Information supplied
━━━

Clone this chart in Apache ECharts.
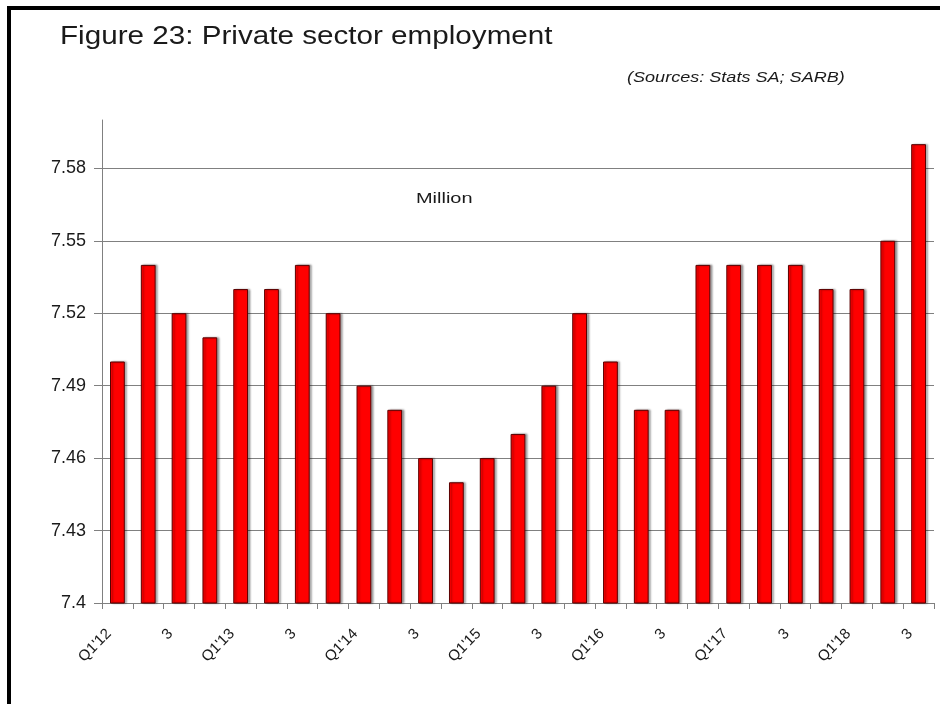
<!DOCTYPE html>
<html>
<head>
<meta charset="utf-8">
<script src="https://cdn.jsdelivr.net/npm/echarts@6/dist/echarts.min.js"></script>
<style>
  html, body { margin: 0; padding: 0; background: #fff; }
  #chart { width: 940px; height: 704px; }
</style>
</head>
<body>
<div id="chart"></div>
<script>
// Quarterly private sector employment, millions
const quarters = [
  "Q1'12", "2", "3", "4",
  "Q1'13", "2", "3", "4",
  "Q1'14", "2", "3", "4",
  "Q1'15", "2", "3", "4",
  "Q1'16", "2", "3", "4",
  "Q1'17", "2", "3", "4",
  "Q1'18", "2", "3"
];
const employment = [
  7.50, 7.54, 7.52, 7.51,
  7.53, 7.53, 7.54, 7.52,
  7.49, 7.48, 7.46, 7.45,
  7.46, 7.47, 7.49, 7.52,
  7.50, 7.48, 7.48, 7.54,
  7.54, 7.54, 7.54, 7.53,
  7.53, 7.55, 7.59
];
const yMin = 7.40;
const yMax = 7.60;
const yStep = 0.03;

const FONT = "'Liberation Sans', Arial, sans-serif";
const chart = echarts.init(document.getElementById('chart'), null, { renderer: 'canvas' });

chart.setOption({
  backgroundColor: '#ffffff',
  animation: false,
  graphic: [
    // frame edges along top and left
    { type: 'rect', left: 7, top: 6, shape: { width: 933, height: 4 }, style: { fill: '#000' } },
    { type: 'rect', left: 7, top: 6, shape: { width: 4, height: 698 }, style: { fill: '#000' } },
    {
      type: 'text', x: 60, y: 24, scaleX: 1.14,
      style: { text: 'Figure 23: Private sector employment', font: '26px ' + FONT, fill: '#1a1a1a' }
    },
    {
      type: 'text', x: 627, y: 71, scaleX: 1.29,
      style: { text: '(Sources: Stats SA; SARB)', font: 'italic 14px ' + FONT, fill: '#1a1a1a' }
    },
    {
      type: 'text', x: 416, y: 191, scaleX: 1.33,
      style: { text: 'Million', font: '15px ' + FONT, fill: '#1a1a1a' }
    }
  ],
  grid: { left: 102, right: 6, top: 120, bottom: 101, containLabel: false },
  xAxis: {
    type: 'category',
    data: quarters,
    boundaryGap: true,
    axisLine: { show: true, lineStyle: { color: '#808080', width: 1 } },
    axisTick: { show: true, interval: 0, length: 6, lineStyle: { color: '#808080' } },
    axisLabel: {
      interval: 1,
      rotate: 45,
      margin: 20,
      padding: [0, 12, 0, 0],
      fontSize: 15,
      fontFamily: FONT,
      color: '#1a1a1a'
    },
    splitLine: { show: false }
  },
  yAxis: {
    type: 'value',
    min: yMin,
    max: yMax,
    interval: yStep,
    axisLine: { show: true, lineStyle: { color: '#808080', width: 1 } },
    axisTick: { show: true, length: 8, lineStyle: { color: '#808080' } },
    axisLabel: {
      margin: 16,
      fontSize: 18,
      fontFamily: FONT,
      color: '#1a1a1a',
      showMaxLabel: false,
      formatter: v => String(+v.toFixed(2))
    },
    splitLine: { show: true, showMaxLine: false, lineStyle: { color: '#808080', width: 1 } }
  },
  series: [{
    type: 'bar',
    data: employment,
    barWidth: '48%',
    itemStyle: {
      color: '#ff0000',
      borderColor: '#5a0000',
      borderWidth: 1,
      shadowColor: 'rgba(0,0,0,0.35)',
      shadowOffsetX: 2,
      shadowOffsetY: 0,
      shadowBlur: 2
    }
  }]
});
</script>
</body>
</html>
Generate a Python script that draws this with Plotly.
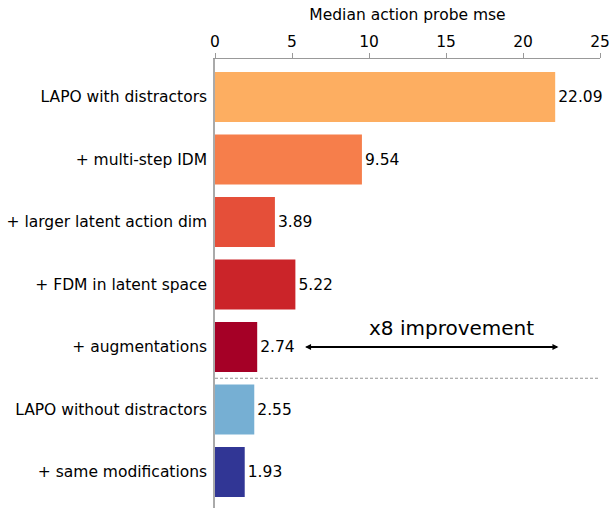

━━━

From the records given above, reproduce all text exactly and exclude each picture.

Clone this chart in Apache ECharts.
<!DOCTYPE html>
<html>
<head>
<meta charset="utf-8">
<script src="https://cdn.jsdelivr.net/npm/echarts@6/dist/echarts.min.js"></script>
<style>
  html, body { margin: 0; padding: 0; background: #fff; }
  #chart { width: 940px; height: 704px; }
</style>
</head>
<body>
<div id="chart"></div>
<script>
// Quarterly private sector employment, millions
const quarters = [
  "Q1'12", "2", "3", "4",
  "Q1'13", "2", "3", "4",
  "Q1'14", "2", "3", "4",
  "Q1'15", "2", "3", "4",
  "Q1'16", "2", "3", "4",
  "Q1'17", "2", "3", "4",
  "Q1'18", "2", "3"
];
const employment = [
  7.50, 7.54, 7.52, 7.51,
  7.53, 7.53, 7.54, 7.52,
  7.49, 7.48, 7.46, 7.45,
  7.46, 7.47, 7.49, 7.52,
  7.50, 7.48, 7.48, 7.54,
  7.54, 7.54, 7.54, 7.53,
  7.53, 7.55, 7.59
];
const yMin = 7.40;
const yMax = 7.60;
const yStep = 0.03;

const FONT = "'Liberation Sans', Arial, sans-serif";
const chart = echarts.init(document.getElementById('chart'), null, { renderer: 'canvas' });

chart.setOption({
  backgroundColor: '#ffffff',
  animation: false,
  graphic: [
    // frame edges along top and left
    { type: 'rect', left: 7, top: 6, shape: { width: 933, height: 4 }, style: { fill: '#000' } },
    { type: 'rect', left: 7, top: 6, shape: { width: 4, height: 698 }, style: { fill: '#000' } },
    {
      type: 'text', x: 60, y: 24, scaleX: 1.14,
      style: { text: 'Figure 23: Private sector employment', font: '26px ' + FONT, fill: '#1a1a1a' }
    },
    {
      type: 'text', x: 627, y: 71, scaleX: 1.29,
      style: { text: '(Sources: Stats SA; SARB)', font: 'italic 14px ' + FONT, fill: '#1a1a1a' }
    },
    {
      type: 'text', x: 416, y: 191, scaleX: 1.33,
      style: { text: 'Million', font: '15px ' + FONT, fill: '#1a1a1a' }
    }
  ],
  grid: { left: 102, right: 6, top: 120, bottom: 101, containLabel: false },
  xAxis: {
    type: 'category',
    data: quarters,
    boundaryGap: true,
    axisLine: { show: true, lineStyle: { color: '#808080', width: 1 } },
    axisTick: { show: true, interval: 0, length: 6, lineStyle: { color: '#808080' } },
    axisLabel: {
      interval: 1,
      rotate: 45,
      margin: 20,
      padding: [0, 12, 0, 0],
      fontSize: 15,
      fontFamily: FONT,
      color: '#1a1a1a'
    },
    splitLine: { show: false }
  },
  yAxis: {
    type: 'value',
    min: yMin,
    max: yMax,
    interval: yStep,
    axisLine: { show: true, lineStyle: { color: '#808080', width: 1 } },
    axisTick: { show: true, length: 8, lineStyle: { color: '#808080' } },
    axisLabel: {
      margin: 16,
      fontSize: 18,
      fontFamily: FONT,
      color: '#1a1a1a',
      showMaxLabel: false,
      formatter: v => String(+v.toFixed(2))
    },
    splitLine: { show: true, showMaxLine: false, lineStyle: { color: '#808080', width: 1 } }
  },
  series: [{
    type: 'bar',
    data: employment,
    barWidth: '48%',
    itemStyle: {
      color: '#ff0000',
      borderColor: '#5a0000',
      borderWidth: 1,
      shadowColor: 'rgba(0,0,0,0.35)',
      shadowOffsetX: 2,
      shadowOffsetY: 0,
      shadowBlur: 2
    }
  }]
});
</script>
</body>
</html>
Generate a Python script that draws this with Plotly.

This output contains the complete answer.